* **REQUIRED WORK**:
Copy each line exactly. Drop every picture.

* **DATA LINES**:
↓

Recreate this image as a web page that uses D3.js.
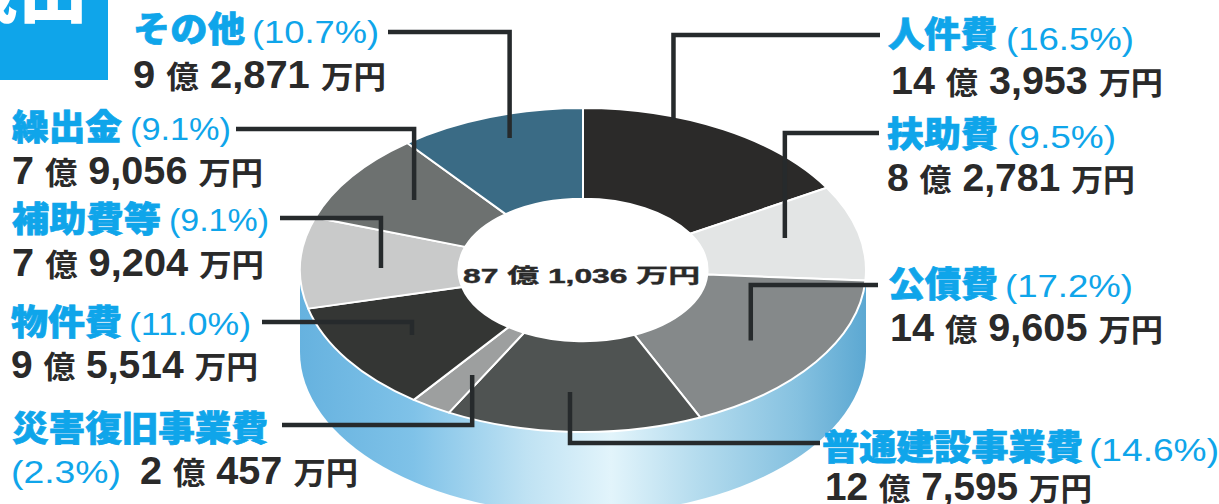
<!DOCTYPE html>
<html lang="ja">
<head>
<meta charset="utf-8">
<title>歳出</title>
<script src="https://cdn.jsdelivr.net/npm/d3@7"></script>
<style>
  html, body { margin: 0; padding: 0; background: #fff; }
  svg { display: block; }
  .name   { font-family: "Noto Sans CJK JP", sans-serif; font-weight: 900; fill: #0fa5ea; stroke: #0fa5ea; stroke-width: 0.7px; font-size: 35px; }
  .pct    { font-family: "Liberation Sans", sans-serif; font-weight: 400; fill: #0fa5ea; font-size: 32px; }
  .amount { font-family: "Liberation Sans", "Noto Sans CJK JP", sans-serif; font-weight: 700; fill: #2a2a2a; font-size: 38px; }
  .amount .kanji { font-family: "Noto Sans CJK JP", sans-serif; font-weight: 700; font-size: 31px; }
</style>
</head>
<body>
<svg id="chart" width="1219" height="504"></svg>
<script>
// 歳出の内訳（万円）
const categories = ["人件費", "扶助費", "公債費", "普通建設事業費", "災害復旧事業費", "物件費", "補助費等", "繰出金", "その他"];
const amounts    = [143953, 82781, 149605, 127595, 20457, 95514, 79204, 79056, 92871];
const shares     = ["16.5", "9.5", "17.2", "14.6", "2.3", "11.0", "9.1", "9.1", "10.7"];
const totalLabel = "87 億 1,036 万円";
const heading    = "歳出";
const sliceFills = ["#2b2a29", "#e3e5e5", "#85898a", "#4f5352", "#9d9f9f", "#343634", "#c9caca", "#6d7170", "#3a6b85"];

// 金額を「9 億 2,871 万円」の各部分に分ける
const amountParts = v => [
  [String(Math.floor(v / 10000)), false], [" ", false], ["億", true], [" ", false],
  [d3.format(",")(v % 10000), false], [" ", false], ["万円", true]
];

// 楕円に投影した円盤の寸法
const W = 1219, H = 504;
const cx = 583, cy = 270, rx = 283, ry = 162, depth = 82, holeRatio = 0.44;
const px = d3.scaleLinear().domain([-1, 1]).range([cx - rx, cx + rx]);
const py = d3.scaleLinear().domain([-1, 1]).range([cy - ry, cy + ry]);

// 見出しと引出線の配置: [名前x, 名前幅, 名前y, 率x, 率幅, 率y, 金額x, 金額幅, 金額y, 線の始点x, 線のy]
const labelLayout = [
  [888, 109,  47, 1006, 128,  50, 891, 272,  94, 880,  35],
  [887, 111, 147, 1007, 109, 148, 887, 248, 191, 879, 133],
  [888, 110, 297, 1005, 128, 297, 890, 273, 341, 878, 285],
  [822, 261, 460, 1089, 130, 461, 825, 267, 500, 820, 443],
  [ 12, 256, 441,   11, 110, 483, 140, 218, 484, 282, 425],
  [ 11, 111, 335,  129, 122, 335,  11, 247, 378, 262, 322],
  [ 12, 149, 232,  169, 100, 231,  12, 252, 276, 280, 218],
  [ 12, 110, 140,  130, 101, 140,  12, 251, 184, 236, 129],
  [133, 112,  42,  252, 127,  43, 133, 253,  88, 388,  32]
];

// 引出線の先端: スライス内の角度比と半径比
const leaderTips = [[0.32, 0.98], [0.44, 0.74], [0.526, 0.735], [0.53, 0.755], [0.34, 0.757], [0.5, 0.725], [0.45, 0.714], [0.52, 0.737], [0.54, 0.855]];

const svg = d3.select("#chart").attr("viewBox", `0 0 ${W} ${H}`);

// 側面のグラデーション
const grad = svg.append("defs").append("linearGradient")
  .attr("id", "sideFill")
  .attr("gradientUnits", "userSpaceOnUse")
  .attr("x1", px(-1)).attr("x2", px(1)).attr("y1", 0).attr("y2", 0);
[[0, "#66b2df"], [0.2, "#7fc2e8"], [0.4, "#bfe2f3"], [0.55, "#e2f4fb"], [0.7, "#b5dcee"], [0.88, "#85c1e0"], [1, "#5ca8d2"]]
  .forEach(([o, c]) => grad.append("stop").attr("offset", o).attr("stop-color", c));

// 見出しの帯
svg.append("rect").attr("width", 108).attr("height", 80).attr("fill", "#0fa5ea");
svg.append("text").attr("x", 88).attr("y", 17).attr("text-anchor", "end")
  .attr("font-family", "Noto Sans CJK JP").attr("font-weight", 900).attr("font-size", 70)
  .attr("fill", "#fff").text(heading);

// 円盤の側面
svg.append("path")
  .attr("d", `M${px(-1)},${cy}V${cy + depth}A${rx},${ry} 0 0 0 ${px(1)},${cy + depth}V${cy}Z`)
  .attr("fill", "url(#sideFill)");

// 上面のスライス
const pie = d3.pie().sort(null).value(d => d);
const arcs = pie(amounts);
const arc = d3.arc().innerRadius(rx * holeRatio).outerRadius(rx);
const disc = svg.append("g").attr("transform", `translate(${cx},${cy}) scale(1,${ry / rx})`);

disc.append("circle").attr("r", rx * holeRatio).attr("fill", "#fff");
disc.selectAll("path").data(arcs).join("path")
  .attr("d", arc)
  .attr("fill", (d, i) => sliceFills[i])
  .attr("stroke", "#fff")
  .attr("stroke-width", 2)
  .attr("stroke-linejoin", "round")
  .attr("vector-effect", "non-scaling-stroke");

// 引出線
const leader = d3.line();
svg.append("g").selectAll("path").data(arcs).join("path")
  .attr("d", (d, i) => {
    const [frac, rad] = leaderTips[i];
    const a = d.startAngle + (d.endAngle - d.startAngle) * frac;
    const tx = px(rad * Math.sin(a)), ty = py(-rad * Math.cos(a));
    const L = labelLayout[i];
    return leader([[L[9], L[10]], [tx, L[10]], [tx, ty]]);
  })
  .attr("fill", "none")
  .attr("stroke", "#262a2c")
  .attr("stroke-width", 4.5);

// 項目名・構成比・金額
const labels = svg.append("g").selectAll("g").data(categories).join("g");
const run = (cls, xi, wi, yi) => labels.append("text")
  .attr("class", cls)
  .attr("x", (d, i) => labelLayout[i][xi])
  .attr("y", (d, i) => labelLayout[i][yi])
  .attr("textLength", (d, i) => labelLayout[i][wi])
  .attr("lengthAdjust", "spacingAndGlyphs");
run("name", 0, 1, 2).text(d => d);
run("pct", 3, 4, 5).text((d, i) => `(${shares[i]}%)`);
run("amount", 6, 7, 8).each(function (d, i) {
  d3.select(this).selectAll("tspan").data(amountParts(amounts[i])).join("tspan")
    .classed("kanji", p => p[1])
    .text(p => p[0]);
});

// 中央の総額
svg.append("text")
  .attr("x", 463).attr("y", 283)
  .attr("textLength", 237).attr("lengthAdjust", "spacingAndGlyphs")
  .attr("font-family", "Liberation Sans, Noto Sans CJK JP, sans-serif")
  .attr("font-weight", 700).attr("font-size", 20).attr("fill", "#2a2a2a")
  .attr("stroke", "#2a2a2a").attr("stroke-width", 0.4)
  .text(totalLabel);
</script>
</body>
</html>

↑

* **OUTPUT FOR THIS TASK**:
Recreate this image as a web page that uses D3.js.
<!DOCTYPE html>
<html lang="ja">
<head>
<meta charset="utf-8">
<title>歳出</title>
<script src="https://cdn.jsdelivr.net/npm/d3@7"></script>
<style>
  html, body { margin: 0; padding: 0; background: #fff; }
  svg { display: block; }
  .name   { font-family: "Noto Sans CJK JP", sans-serif; font-weight: 900; fill: #0fa5ea; stroke: #0fa5ea; stroke-width: 0.7px; font-size: 35px; }
  .pct    { font-family: "Liberation Sans", sans-serif; font-weight: 400; fill: #0fa5ea; font-size: 32px; }
  .amount { font-family: "Liberation Sans", "Noto Sans CJK JP", sans-serif; font-weight: 700; fill: #2a2a2a; font-size: 38px; }
  .amount .kanji { font-family: "Noto Sans CJK JP", sans-serif; font-weight: 700; font-size: 31px; }
</style>
</head>
<body>
<svg id="chart" width="1219" height="504"></svg>
<script>
// 歳出の内訳（万円）
const categories = ["人件費", "扶助費", "公債費", "普通建設事業費", "災害復旧事業費", "物件費", "補助費等", "繰出金", "その他"];
const amounts    = [143953, 82781, 149605, 127595, 20457, 95514, 79204, 79056, 92871];
const shares     = ["16.5", "9.5", "17.2", "14.6", "2.3", "11.0", "9.1", "9.1", "10.7"];
const totalLabel = "87 億 1,036 万円";
const heading    = "歳出";
const sliceFills = ["#2b2a29", "#e3e5e5", "#85898a", "#4f5352", "#9d9f9f", "#343634", "#c9caca", "#6d7170", "#3a6b85"];

// 金額を「9 億 2,871 万円」の各部分に分ける
const amountParts = v => [
  [String(Math.floor(v / 10000)), false], [" ", false], ["億", true], [" ", false],
  [d3.format(",")(v % 10000), false], [" ", false], ["万円", true]
];

// 楕円に投影した円盤の寸法
const W = 1219, H = 504;
const cx = 583, cy = 270, rx = 283, ry = 162, depth = 82, holeRatio = 0.44;
const px = d3.scaleLinear().domain([-1, 1]).range([cx - rx, cx + rx]);
const py = d3.scaleLinear().domain([-1, 1]).range([cy - ry, cy + ry]);

// 見出しと引出線の配置: [名前x, 名前幅, 名前y, 率x, 率幅, 率y, 金額x, 金額幅, 金額y, 線の始点x, 線のy]
const labelLayout = [
  [888, 109,  47, 1006, 128,  50, 891, 272,  94, 880,  35],
  [887, 111, 147, 1007, 109, 148, 887, 248, 191, 879, 133],
  [888, 110, 297, 1005, 128, 297, 890, 273, 341, 878, 285],
  [822, 261, 460, 1089, 130, 461, 825, 267, 500, 820, 443],
  [ 12, 256, 441,   11, 110, 483, 140, 218, 484, 282, 425],
  [ 11, 111, 335,  129, 122, 335,  11, 247, 378, 262, 322],
  [ 12, 149, 232,  169, 100, 231,  12, 252, 276, 280, 218],
  [ 12, 110, 140,  130, 101, 140,  12, 251, 184, 236, 129],
  [133, 112,  42,  252, 127,  43, 133, 253,  88, 388,  32]
];

// 引出線の先端: スライス内の角度比と半径比
const leaderTips = [[0.32, 0.98], [0.44, 0.74], [0.526, 0.735], [0.53, 0.755], [0.34, 0.757], [0.5, 0.725], [0.45, 0.714], [0.52, 0.737], [0.54, 0.855]];

const svg = d3.select("#chart").attr("viewBox", `0 0 ${W} ${H}`);

// 側面のグラデーション
const grad = svg.append("defs").append("linearGradient")
  .attr("id", "sideFill")
  .attr("gradientUnits", "userSpaceOnUse")
  .attr("x1", px(-1)).attr("x2", px(1)).attr("y1", 0).attr("y2", 0);
[[0, "#66b2df"], [0.2, "#7fc2e8"], [0.4, "#bfe2f3"], [0.55, "#e2f4fb"], [0.7, "#b5dcee"], [0.88, "#85c1e0"], [1, "#5ca8d2"]]
  .forEach(([o, c]) => grad.append("stop").attr("offset", o).attr("stop-color", c));

// 見出しの帯
svg.append("rect").attr("width", 108).attr("height", 80).attr("fill", "#0fa5ea");
svg.append("text").attr("x", 88).attr("y", 17).attr("text-anchor", "end")
  .attr("font-family", "Noto Sans CJK JP").attr("font-weight", 900).attr("font-size", 70)
  .attr("fill", "#fff").text(heading);

// 円盤の側面
svg.append("path")
  .attr("d", `M${px(-1)},${cy}V${cy + depth}A${rx},${ry} 0 0 0 ${px(1)},${cy + depth}V${cy}Z`)
  .attr("fill", "url(#sideFill)");

// 上面のスライス
const pie = d3.pie().sort(null).value(d => d);
const arcs = pie(amounts);
const arc = d3.arc().innerRadius(rx * holeRatio).outerRadius(rx);
const disc = svg.append("g").attr("transform", `translate(${cx},${cy}) scale(1,${ry / rx})`);

disc.append("circle").attr("r", rx * holeRatio).attr("fill", "#fff");
disc.selectAll("path").data(arcs).join("path")
  .attr("d", arc)
  .attr("fill", (d, i) => sliceFills[i])
  .attr("stroke", "#fff")
  .attr("stroke-width", 2)
  .attr("stroke-linejoin", "round")
  .attr("vector-effect", "non-scaling-stroke");

// 引出線
const leader = d3.line();
svg.append("g").selectAll("path").data(arcs).join("path")
  .attr("d", (d, i) => {
    const [frac, rad] = leaderTips[i];
    const a = d.startAngle + (d.endAngle - d.startAngle) * frac;
    const tx = px(rad * Math.sin(a)), ty = py(-rad * Math.cos(a));
    const L = labelLayout[i];
    return leader([[L[9], L[10]], [tx, L[10]], [tx, ty]]);
  })
  .attr("fill", "none")
  .attr("stroke", "#262a2c")
  .attr("stroke-width", 4.5);

// 項目名・構成比・金額
const labels = svg.append("g").selectAll("g").data(categories).join("g");
const run = (cls, xi, wi, yi) => labels.append("text")
  .attr("class", cls)
  .attr("x", (d, i) => labelLayout[i][xi])
  .attr("y", (d, i) => labelLayout[i][yi])
  .attr("textLength", (d, i) => labelLayout[i][wi])
  .attr("lengthAdjust", "spacingAndGlyphs");
run("name", 0, 1, 2).text(d => d);
run("pct", 3, 4, 5).text((d, i) => `(${shares[i]}%)`);
run("amount", 6, 7, 8).each(function (d, i) {
  d3.select(this).selectAll("tspan").data(amountParts(amounts[i])).join("tspan")
    .classed("kanji", p => p[1])
    .text(p => p[0]);
});

// 中央の総額
svg.append("text")
  .attr("x", 463).attr("y", 283)
  .attr("textLength", 237).attr("lengthAdjust", "spacingAndGlyphs")
  .attr("font-family", "Liberation Sans, Noto Sans CJK JP, sans-serif")
  .attr("font-weight", 700).attr("font-size", 20).attr("fill", "#2a2a2a")
  .attr("stroke", "#2a2a2a").attr("stroke-width", 0.4)
  .text(totalLabel);
</script>
</body>
</html>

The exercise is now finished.